Smart speakers utilize Text-to-Speech (TTS) technology to convert written text into audible speech, enabling them to communicate responses to user queries. When a user issues a voice command, the speaker processes the input, generates a text-based response (e.g., from a cloud service), and then employs TTS to vocalize that text. This allows the device to deliver information like weather updates, calendar reminders, or news summaries in a natural, human-like voice. TTS bridges the gap between the device’s computational backend and the user’s need for audible feedback.
The TTS process involves several technical steps. First, the smart speaker’s software sends the generated text to a TTS engine, which parses the text for syntax, punctuation, and context to determine proper pronunciation and intonation. Modern systems, such as Amazon Polly or Google’s WaveNet, use deep learning models to produce lifelike speech by analyzing vast datasets of human recordings. These models generate waveforms that mimic natural speech patterns, including pauses, emphasis, and tone shifts. The resulting audio is then streamed to the speaker’s hardware, which plays it through its built-in speakers. For example, when you ask, “What’s the weather today?” the device converts the forecast data into a sentence like “Today will be sunny with a high of 75 degrees,” then synthesizes it into speech.

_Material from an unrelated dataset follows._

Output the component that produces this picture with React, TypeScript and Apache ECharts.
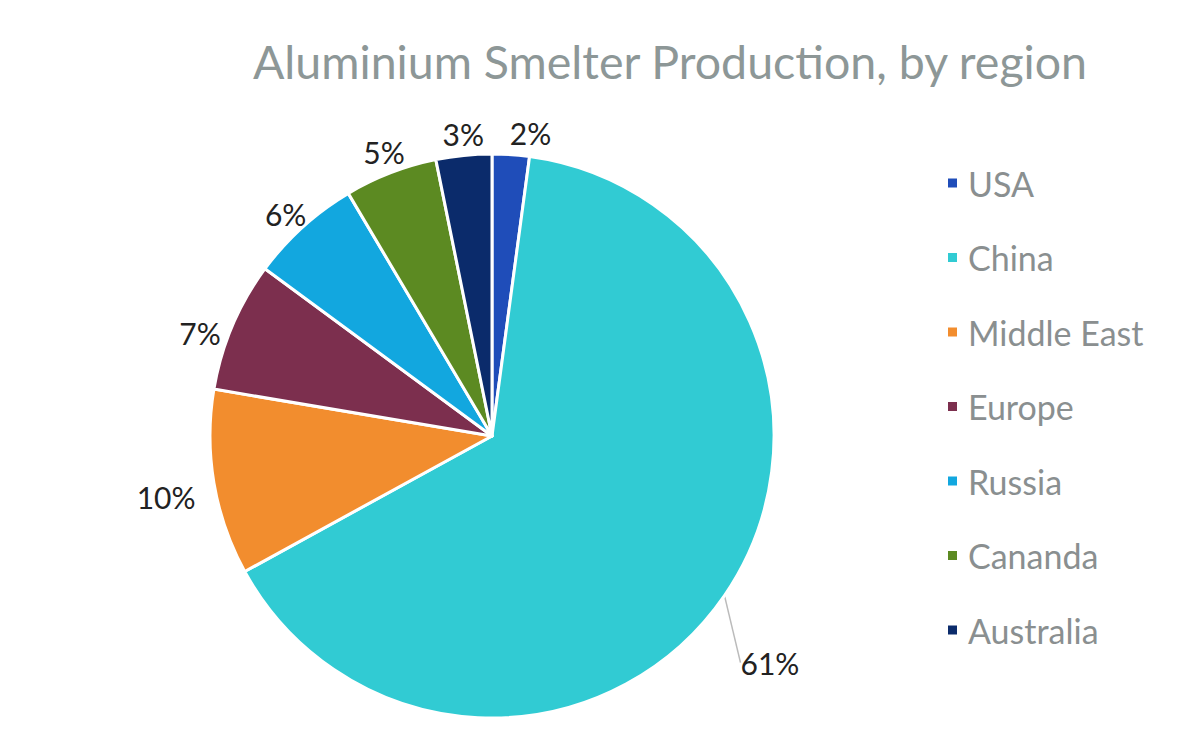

Smart speakers often customize TTS output based on user preferences or situational needs. Users might select different voices (e.g., male or female tones) or languages via the device’s settings. Additionally, TTS adapts to context: a timer alert might use a sharper, more urgent tone, while a storytelling feature could employ expressive pacing. Integration with third-party services, like smart home controls or music platforms, also relies on TTS to confirm actions (e.g., “Living room lights turned off”). Latency is minimized through cloud-based processing, though some devices cache frequently used responses locally for faster playback. This combination of cloud and edge computing ensures TTS remains responsive while maintaining high-quality audio output.